Los organismos de derechos humanos han tenido dificultades para documentar muertes, heridos de bala y violaciones sexuales durante el desalojo. Pues al parecer sí los hay. Se sabe del fallecimiento de una mujer de Cuacatlán, que en medio de la confusión y el miedo fue llevada a enterrar por sus familiares. Y una doctora del IMSS relató en Radio Universidad (actualmente tomada por estudiantes que apoyan el paro magisterial) cómo vio morir a un niño, a quien sus padres también habrían trasladado a su comunidad. Sin cuerpo del delito no hay pruebas, se regocijan los agentes del Ministerio Público.
También se presume al menos un caso de violaciones a mujeres refugiadas en un aula de la escuela primaria Pestalozzi de la capital oaxaqueña, pero las mujeres se dispersaron y no han aceptado atestiguar «su vergüenza», mucho menos someterse a un estudio ginecológico.
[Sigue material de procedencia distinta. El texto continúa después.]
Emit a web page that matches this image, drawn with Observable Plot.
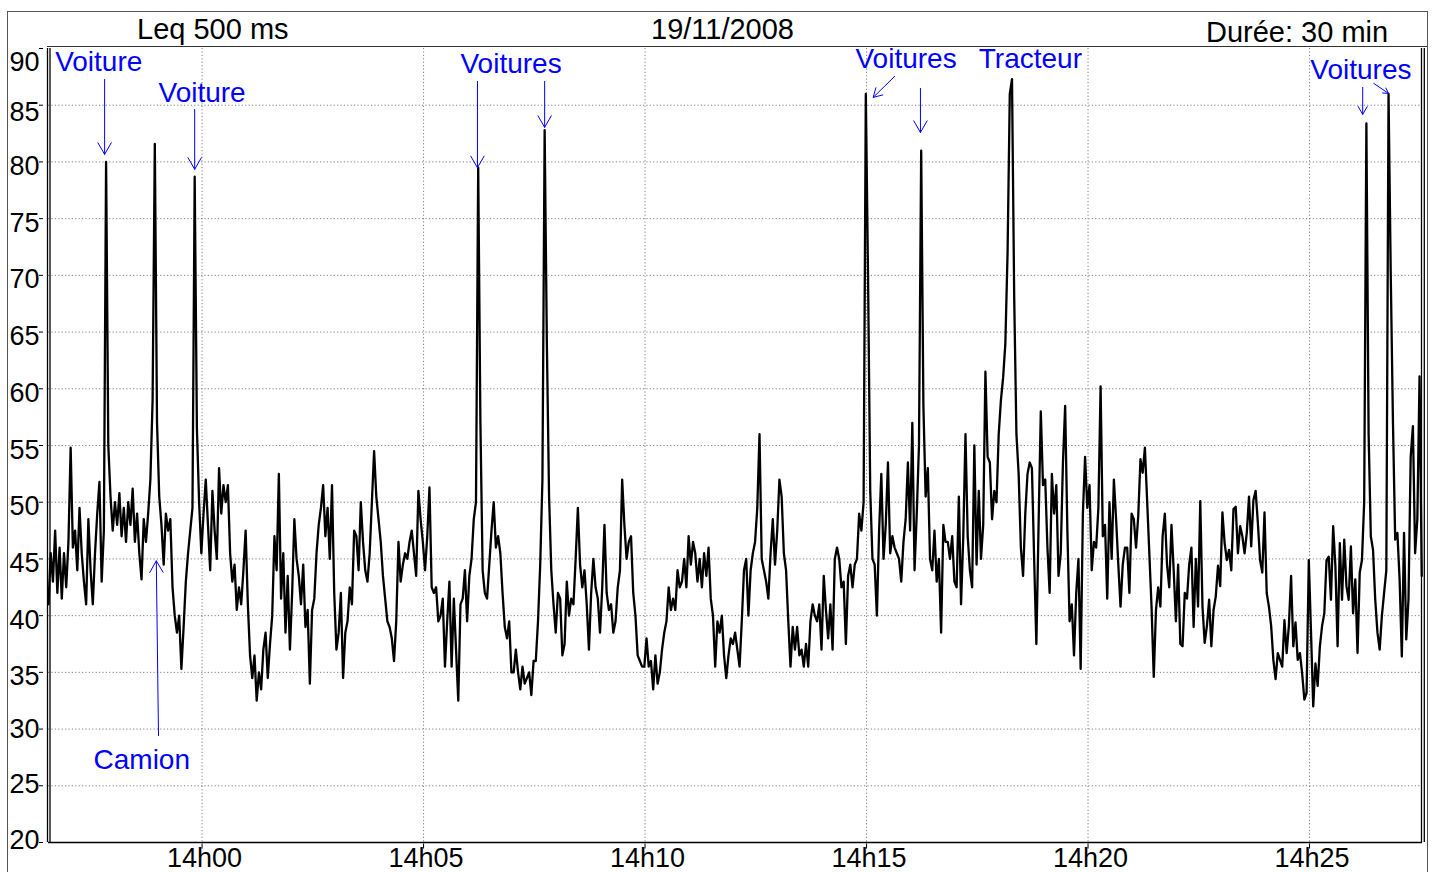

La Red Oaxaqueña de Derechos Humanos ha confirmado al menos un herido de bala (un comerciante que se encontraba en la plaza), lo cual es rarísimo, porque como en Atenco, oficialmente los policías iban desarmados.
El rigor policial incluyó robo o destrucción de las modestas pertenencias de los plantonistas. ¿Eso es parte de la aplicación normal de la justicia? Una vez más se oculta o minimiza la violencia oficial. Una vez más, los analistas y escritores que «se ocupan del tema» prefieren no ocuparse del tema; esto es, se aferran a las versiones de que los inconformes son los «violentos», y que el estado de derecho y la paz social deben salvaguardarse. Están llegando tarde. Los pobres, inconformes con sus condiciones de vida y el trato que reciben (o sea, los «culpables») ya no aguantan, y saben que nadie los defenderá si no son ellos mismos. ¿Cómo hablar de paz social si para ellos eso no existe?